## Exercise brief
Pick out all lines in the listing holding the string "that" and copy them.

Some records:
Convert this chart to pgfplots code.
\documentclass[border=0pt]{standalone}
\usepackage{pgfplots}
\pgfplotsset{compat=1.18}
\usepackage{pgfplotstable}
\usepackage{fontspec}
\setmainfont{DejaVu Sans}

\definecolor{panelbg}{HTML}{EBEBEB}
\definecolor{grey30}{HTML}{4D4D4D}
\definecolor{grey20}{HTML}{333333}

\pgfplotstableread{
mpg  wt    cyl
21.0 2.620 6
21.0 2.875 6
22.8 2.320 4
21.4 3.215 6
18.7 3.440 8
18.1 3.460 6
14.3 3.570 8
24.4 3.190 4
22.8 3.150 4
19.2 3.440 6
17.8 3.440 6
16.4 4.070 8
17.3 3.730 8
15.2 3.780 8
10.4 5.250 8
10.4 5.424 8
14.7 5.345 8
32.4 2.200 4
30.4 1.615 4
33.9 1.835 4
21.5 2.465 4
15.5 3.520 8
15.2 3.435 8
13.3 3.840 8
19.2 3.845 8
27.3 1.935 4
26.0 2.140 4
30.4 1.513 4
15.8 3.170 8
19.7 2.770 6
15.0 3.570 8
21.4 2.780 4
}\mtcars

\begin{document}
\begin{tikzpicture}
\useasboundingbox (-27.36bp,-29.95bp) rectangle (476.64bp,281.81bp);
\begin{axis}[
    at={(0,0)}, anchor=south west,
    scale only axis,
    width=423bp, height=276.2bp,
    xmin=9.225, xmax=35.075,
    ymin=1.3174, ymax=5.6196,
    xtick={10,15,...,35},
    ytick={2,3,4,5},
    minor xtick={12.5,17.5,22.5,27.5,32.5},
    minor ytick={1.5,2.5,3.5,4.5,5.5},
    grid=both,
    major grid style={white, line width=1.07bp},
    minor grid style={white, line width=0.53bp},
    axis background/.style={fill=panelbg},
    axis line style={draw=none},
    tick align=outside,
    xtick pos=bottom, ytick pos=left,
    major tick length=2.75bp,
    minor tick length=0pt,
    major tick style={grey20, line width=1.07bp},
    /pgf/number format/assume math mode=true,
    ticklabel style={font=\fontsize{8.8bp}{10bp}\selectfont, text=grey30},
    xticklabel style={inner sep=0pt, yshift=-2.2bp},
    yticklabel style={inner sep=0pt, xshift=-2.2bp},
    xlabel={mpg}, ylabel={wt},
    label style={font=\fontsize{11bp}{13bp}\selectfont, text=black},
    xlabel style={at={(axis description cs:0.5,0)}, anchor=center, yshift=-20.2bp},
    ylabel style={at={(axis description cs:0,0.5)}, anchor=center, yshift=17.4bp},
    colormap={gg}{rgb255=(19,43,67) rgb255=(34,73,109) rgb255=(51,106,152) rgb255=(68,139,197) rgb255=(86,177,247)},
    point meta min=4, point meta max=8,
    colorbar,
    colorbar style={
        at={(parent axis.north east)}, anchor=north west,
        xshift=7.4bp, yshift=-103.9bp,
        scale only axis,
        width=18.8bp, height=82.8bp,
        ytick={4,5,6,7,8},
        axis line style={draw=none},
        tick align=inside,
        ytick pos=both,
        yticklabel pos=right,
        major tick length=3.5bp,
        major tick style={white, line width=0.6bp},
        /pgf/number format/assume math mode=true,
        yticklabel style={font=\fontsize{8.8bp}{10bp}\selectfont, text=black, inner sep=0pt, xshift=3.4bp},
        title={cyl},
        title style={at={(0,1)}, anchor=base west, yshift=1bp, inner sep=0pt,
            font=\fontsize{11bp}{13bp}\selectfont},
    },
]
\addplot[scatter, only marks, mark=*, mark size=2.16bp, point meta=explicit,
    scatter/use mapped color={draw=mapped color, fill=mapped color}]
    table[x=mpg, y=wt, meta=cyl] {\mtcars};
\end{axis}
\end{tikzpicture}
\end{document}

...

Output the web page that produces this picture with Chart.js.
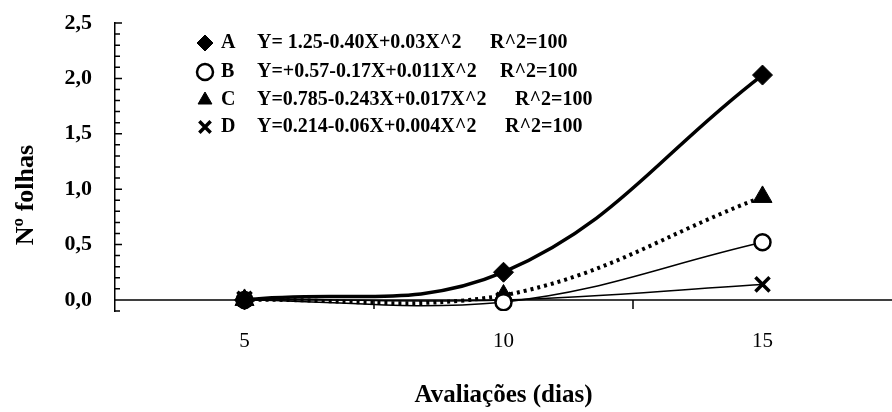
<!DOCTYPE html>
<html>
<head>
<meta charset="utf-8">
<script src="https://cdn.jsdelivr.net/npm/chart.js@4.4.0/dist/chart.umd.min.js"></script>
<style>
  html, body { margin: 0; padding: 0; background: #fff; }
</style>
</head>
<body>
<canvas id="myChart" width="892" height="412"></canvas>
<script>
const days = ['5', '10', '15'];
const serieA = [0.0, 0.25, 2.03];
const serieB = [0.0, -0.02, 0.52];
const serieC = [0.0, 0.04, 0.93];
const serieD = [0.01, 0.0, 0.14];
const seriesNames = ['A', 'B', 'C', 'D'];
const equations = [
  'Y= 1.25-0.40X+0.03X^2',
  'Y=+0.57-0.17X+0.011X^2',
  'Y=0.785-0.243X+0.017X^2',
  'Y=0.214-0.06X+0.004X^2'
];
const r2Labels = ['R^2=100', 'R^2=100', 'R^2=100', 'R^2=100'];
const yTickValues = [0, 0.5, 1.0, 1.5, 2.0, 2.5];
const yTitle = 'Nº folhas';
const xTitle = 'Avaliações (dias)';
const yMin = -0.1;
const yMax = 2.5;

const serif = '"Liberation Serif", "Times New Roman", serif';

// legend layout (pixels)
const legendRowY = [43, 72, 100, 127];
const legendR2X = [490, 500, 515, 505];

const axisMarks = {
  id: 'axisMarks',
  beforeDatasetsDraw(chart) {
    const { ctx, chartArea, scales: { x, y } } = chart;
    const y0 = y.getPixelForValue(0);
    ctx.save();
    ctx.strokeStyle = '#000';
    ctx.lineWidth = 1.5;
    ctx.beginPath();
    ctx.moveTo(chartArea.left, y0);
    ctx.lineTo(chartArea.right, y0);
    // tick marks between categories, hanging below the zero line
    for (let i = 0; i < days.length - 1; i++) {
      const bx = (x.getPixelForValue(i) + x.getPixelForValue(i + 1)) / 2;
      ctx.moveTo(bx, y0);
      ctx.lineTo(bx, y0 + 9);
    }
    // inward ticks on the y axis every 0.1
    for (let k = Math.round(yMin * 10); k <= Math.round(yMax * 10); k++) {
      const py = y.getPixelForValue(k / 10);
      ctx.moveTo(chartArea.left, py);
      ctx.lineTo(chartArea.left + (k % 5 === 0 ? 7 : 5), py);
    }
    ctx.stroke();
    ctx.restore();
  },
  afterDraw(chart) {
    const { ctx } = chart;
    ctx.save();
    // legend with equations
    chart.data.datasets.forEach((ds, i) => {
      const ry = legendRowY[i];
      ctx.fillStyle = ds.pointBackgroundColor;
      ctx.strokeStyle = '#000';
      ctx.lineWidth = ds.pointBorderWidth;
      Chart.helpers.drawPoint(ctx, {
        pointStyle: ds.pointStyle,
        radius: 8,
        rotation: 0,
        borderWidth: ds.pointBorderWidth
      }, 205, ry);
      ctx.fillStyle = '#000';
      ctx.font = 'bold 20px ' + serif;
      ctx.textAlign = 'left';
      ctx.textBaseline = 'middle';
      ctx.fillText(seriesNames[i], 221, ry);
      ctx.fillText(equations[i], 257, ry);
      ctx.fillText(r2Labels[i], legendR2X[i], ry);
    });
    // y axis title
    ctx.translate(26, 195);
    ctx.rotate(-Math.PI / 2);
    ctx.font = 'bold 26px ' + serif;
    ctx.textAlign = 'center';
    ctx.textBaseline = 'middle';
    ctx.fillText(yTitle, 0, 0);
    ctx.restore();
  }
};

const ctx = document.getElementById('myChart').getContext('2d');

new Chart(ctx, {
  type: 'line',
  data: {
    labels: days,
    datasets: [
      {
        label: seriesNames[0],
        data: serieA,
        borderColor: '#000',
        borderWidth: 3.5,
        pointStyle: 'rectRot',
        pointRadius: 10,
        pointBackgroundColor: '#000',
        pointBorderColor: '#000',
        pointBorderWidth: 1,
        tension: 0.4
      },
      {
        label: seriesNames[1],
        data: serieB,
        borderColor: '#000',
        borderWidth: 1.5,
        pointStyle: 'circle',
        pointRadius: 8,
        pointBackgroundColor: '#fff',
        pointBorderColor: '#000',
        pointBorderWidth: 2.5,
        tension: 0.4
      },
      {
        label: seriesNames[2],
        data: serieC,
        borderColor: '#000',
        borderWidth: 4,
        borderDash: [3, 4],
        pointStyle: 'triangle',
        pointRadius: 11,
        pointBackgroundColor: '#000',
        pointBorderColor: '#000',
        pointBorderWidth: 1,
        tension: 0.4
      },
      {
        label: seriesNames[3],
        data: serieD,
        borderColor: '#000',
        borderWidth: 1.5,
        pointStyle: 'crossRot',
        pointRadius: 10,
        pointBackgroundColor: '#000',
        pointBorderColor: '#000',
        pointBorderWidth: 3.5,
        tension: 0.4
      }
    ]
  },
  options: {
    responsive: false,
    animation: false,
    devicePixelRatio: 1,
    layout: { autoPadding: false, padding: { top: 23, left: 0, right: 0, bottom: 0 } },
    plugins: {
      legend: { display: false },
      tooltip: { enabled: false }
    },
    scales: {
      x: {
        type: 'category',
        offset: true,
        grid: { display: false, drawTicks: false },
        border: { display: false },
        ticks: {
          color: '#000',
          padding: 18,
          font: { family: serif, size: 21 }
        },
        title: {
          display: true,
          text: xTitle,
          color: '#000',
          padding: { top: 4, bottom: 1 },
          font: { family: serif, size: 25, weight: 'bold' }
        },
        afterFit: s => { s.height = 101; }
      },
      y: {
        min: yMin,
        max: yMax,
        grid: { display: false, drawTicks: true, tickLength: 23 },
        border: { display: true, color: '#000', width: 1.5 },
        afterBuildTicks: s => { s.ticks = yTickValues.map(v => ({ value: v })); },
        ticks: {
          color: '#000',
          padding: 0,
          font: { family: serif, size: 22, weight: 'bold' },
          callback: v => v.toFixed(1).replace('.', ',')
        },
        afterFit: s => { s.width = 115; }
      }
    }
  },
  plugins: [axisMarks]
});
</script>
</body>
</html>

==

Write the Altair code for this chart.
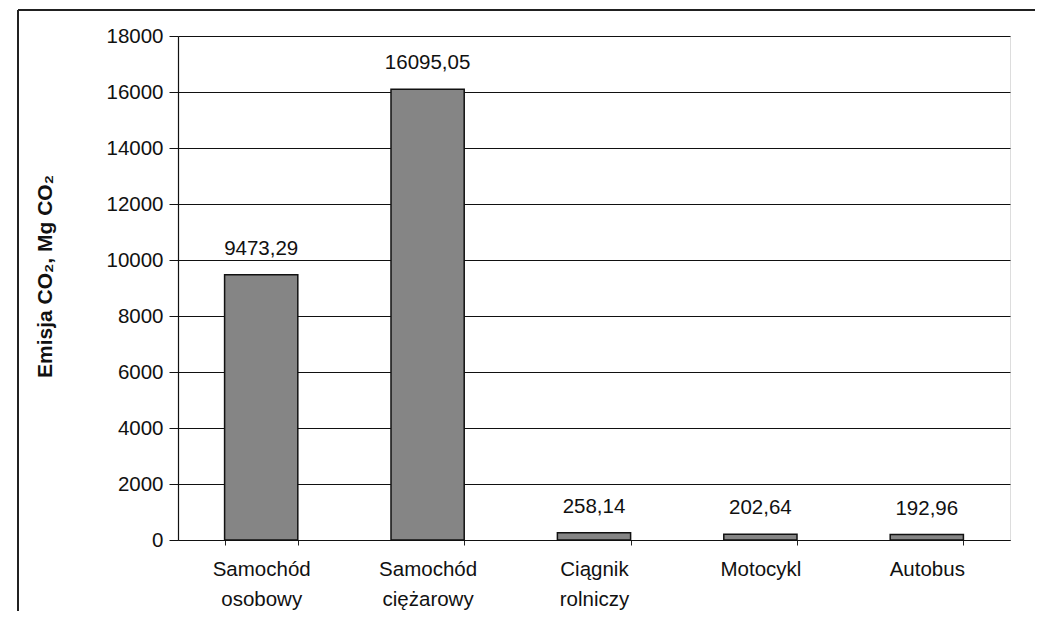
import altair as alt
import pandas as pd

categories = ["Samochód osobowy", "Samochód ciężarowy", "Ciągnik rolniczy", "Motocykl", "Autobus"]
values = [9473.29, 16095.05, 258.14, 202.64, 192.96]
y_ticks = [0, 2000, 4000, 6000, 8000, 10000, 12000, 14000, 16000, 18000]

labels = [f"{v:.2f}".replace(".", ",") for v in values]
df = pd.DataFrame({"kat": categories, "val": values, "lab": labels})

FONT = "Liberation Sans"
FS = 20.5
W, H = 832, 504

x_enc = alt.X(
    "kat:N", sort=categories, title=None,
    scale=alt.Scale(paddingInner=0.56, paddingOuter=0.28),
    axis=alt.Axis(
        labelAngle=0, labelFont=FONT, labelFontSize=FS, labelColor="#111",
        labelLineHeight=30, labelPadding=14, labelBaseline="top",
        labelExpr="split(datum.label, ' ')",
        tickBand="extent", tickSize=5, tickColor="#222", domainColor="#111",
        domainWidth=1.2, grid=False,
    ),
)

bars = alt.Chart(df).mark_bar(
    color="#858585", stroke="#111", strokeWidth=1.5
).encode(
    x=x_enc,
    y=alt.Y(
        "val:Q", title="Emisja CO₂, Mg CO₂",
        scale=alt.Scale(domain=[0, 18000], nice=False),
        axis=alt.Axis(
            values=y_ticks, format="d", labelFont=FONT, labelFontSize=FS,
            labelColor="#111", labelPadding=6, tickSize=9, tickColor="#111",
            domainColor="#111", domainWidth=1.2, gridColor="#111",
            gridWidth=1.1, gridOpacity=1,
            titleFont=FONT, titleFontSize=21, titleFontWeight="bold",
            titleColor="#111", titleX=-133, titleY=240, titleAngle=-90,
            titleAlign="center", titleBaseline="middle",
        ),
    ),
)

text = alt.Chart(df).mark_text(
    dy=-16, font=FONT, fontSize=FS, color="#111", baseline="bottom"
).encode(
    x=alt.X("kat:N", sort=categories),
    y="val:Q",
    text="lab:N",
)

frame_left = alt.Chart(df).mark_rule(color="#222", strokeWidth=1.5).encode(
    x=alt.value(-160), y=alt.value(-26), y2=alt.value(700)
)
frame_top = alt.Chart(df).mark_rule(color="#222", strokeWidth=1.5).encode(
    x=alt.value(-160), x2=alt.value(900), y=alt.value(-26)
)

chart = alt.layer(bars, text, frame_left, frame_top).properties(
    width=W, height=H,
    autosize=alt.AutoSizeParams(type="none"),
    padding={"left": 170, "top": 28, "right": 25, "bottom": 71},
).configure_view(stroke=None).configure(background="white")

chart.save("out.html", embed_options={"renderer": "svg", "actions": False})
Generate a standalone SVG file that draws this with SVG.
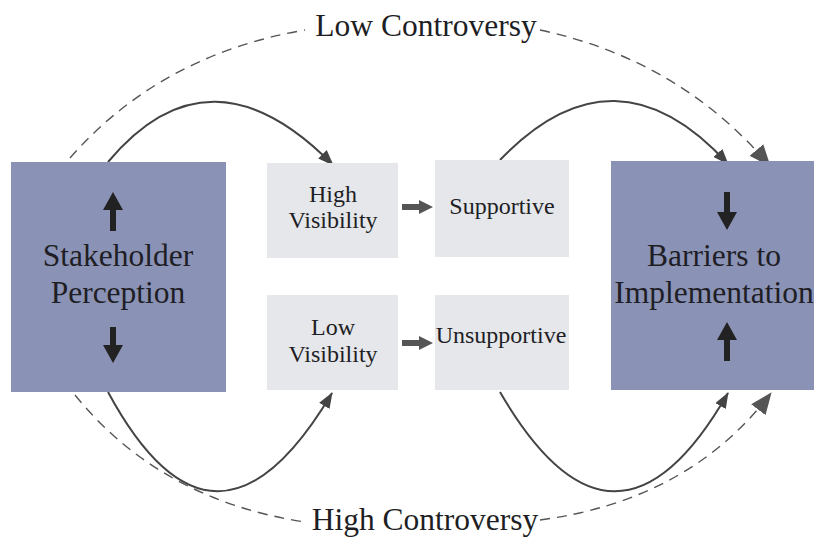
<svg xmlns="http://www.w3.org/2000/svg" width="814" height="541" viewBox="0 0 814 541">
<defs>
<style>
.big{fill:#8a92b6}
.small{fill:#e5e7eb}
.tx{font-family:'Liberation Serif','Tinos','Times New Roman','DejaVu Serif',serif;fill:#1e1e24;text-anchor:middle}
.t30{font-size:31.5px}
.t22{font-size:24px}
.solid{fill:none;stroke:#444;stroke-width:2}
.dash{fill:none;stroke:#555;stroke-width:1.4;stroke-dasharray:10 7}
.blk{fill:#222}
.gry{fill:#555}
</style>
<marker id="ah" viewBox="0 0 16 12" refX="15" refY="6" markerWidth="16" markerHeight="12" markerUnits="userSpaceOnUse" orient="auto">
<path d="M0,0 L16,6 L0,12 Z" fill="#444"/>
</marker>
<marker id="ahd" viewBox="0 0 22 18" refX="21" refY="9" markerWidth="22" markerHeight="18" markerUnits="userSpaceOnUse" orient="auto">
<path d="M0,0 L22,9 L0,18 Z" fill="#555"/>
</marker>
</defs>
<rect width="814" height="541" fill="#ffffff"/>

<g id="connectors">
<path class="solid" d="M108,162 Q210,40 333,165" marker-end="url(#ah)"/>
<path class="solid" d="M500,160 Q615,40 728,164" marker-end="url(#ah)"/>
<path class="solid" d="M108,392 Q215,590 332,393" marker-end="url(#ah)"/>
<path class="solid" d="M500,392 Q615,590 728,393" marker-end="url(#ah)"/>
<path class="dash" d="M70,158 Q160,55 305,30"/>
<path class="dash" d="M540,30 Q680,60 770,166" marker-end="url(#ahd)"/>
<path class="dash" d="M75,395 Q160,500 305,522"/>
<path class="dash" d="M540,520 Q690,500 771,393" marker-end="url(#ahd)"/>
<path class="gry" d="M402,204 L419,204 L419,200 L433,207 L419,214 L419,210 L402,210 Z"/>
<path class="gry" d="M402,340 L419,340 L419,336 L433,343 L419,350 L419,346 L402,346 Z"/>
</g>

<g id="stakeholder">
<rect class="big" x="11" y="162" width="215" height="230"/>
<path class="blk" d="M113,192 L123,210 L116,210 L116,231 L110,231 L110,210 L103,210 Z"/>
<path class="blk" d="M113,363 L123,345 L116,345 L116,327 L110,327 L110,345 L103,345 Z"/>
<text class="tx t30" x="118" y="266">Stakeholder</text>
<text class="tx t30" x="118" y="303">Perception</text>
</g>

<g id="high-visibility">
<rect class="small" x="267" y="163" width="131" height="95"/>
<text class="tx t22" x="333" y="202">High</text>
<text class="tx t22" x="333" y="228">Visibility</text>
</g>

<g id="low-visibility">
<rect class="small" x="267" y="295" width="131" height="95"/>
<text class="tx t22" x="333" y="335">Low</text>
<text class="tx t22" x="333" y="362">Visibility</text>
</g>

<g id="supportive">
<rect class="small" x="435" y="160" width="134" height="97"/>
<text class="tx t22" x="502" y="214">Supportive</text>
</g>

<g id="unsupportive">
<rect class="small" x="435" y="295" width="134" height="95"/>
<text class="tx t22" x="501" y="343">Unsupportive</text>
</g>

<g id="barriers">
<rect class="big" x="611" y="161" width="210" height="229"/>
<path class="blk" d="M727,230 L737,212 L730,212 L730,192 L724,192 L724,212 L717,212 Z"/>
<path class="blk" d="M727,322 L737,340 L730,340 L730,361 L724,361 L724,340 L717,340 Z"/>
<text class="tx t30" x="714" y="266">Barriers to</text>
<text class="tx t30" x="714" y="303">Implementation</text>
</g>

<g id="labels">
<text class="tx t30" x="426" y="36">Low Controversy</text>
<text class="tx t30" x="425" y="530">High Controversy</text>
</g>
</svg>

## Task solution
Output the web page that produces this picture with Chart.js.
Generate a standalone SVG file that draws this with SVG.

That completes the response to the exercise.